I am trying to make the new system work before breaking the old
system.  But at some point people are going to have to migrate.  The
old URLs will need to be disabled.  Right now everyone is suffering
under the overloading problem.  We have pushed that paradigm of having
one machine doing it all for about as far as we can and it is failing
under the new conditions of the hostile Internet.  We are either going
to need to change to adapt to the new normal or everyone will simply
become too frustrated and will move away to other non-free platforms
which are scaling out.

>    >   http://git.savannah.gnu.org/r/mygroup.git
>
>    I have no plans to propagate the /r raw mode service.
>
> I'm not sure what this means, or is ...

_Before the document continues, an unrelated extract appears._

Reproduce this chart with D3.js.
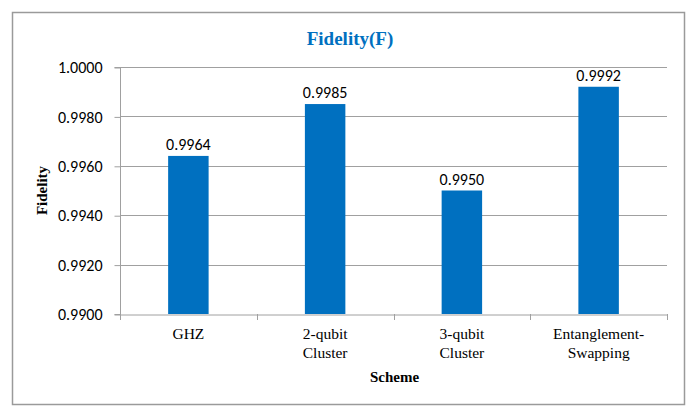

You asked about the /r raw access path.  That is the basic http access
which git can use but git is very inefficient using it.  It's slow.
As far as I can determine the purpose of /r is to allow people who
were trying to clone from behind corporate http proxies to be able to
clone using the basic http path which should function through
corporate http proxies.

In the years since then there has been the big push to move from http
to https and as we all know https breaks corporate http proxies since
https cannot be proxied.  That migration has made supporting corporate
http proxies pretty much unimportant.  Maybe even negatively
important.  Negatively because people then use it anyway and then
complain (as we had a complaint recently) that /r is slow.  Well yes
of course it is slow, because its the dumb basic http protocol, when
people should be using the smart git http backend instead.  If /r were
disabled then it would force people to move.

It's also the same thing for people using /cgit/ for git cloning.
That's terrible because it is heavy and resource intensive.  But I
don't know of a way to prevent it as that is all handled internally to
cgit.  About all that we can do is to switch to a distributed paradigm
where it is scaled-out to mirror machines.

>    A personal note from me.  I am currently on travel.  I am actually
>    sitting on the deck of a sailboat typing this at the moment.
>    ...  And at the moment I have caught some germ from the airline,
>    or from before, or something and am rather sick with a respiratory
>    ailment of some type.  I feel okay mostly.  But if you heard my voice
>    right now you would definitely believe that I am sick!  I am being
>    sent to the clinic here in a few minutes because of it.
>
> Happy sailing, happy hacking and a happy speedy recovery!

I am back from the sailboat!  Crossed the ocean from the Bahamas to
the US east coast.  It was the adventure of a lifetime for certain!  I
am still coughing my lungs up as it seems I had the flu as diagnosed
by the doctor at the clinic and it has settled in my lungs and just
won't shake off.  Hopefully I can get past it in the next week or two.
A lot of people have been complaining of this nasty strain this year
and it has been hanging on and on for a lot of them.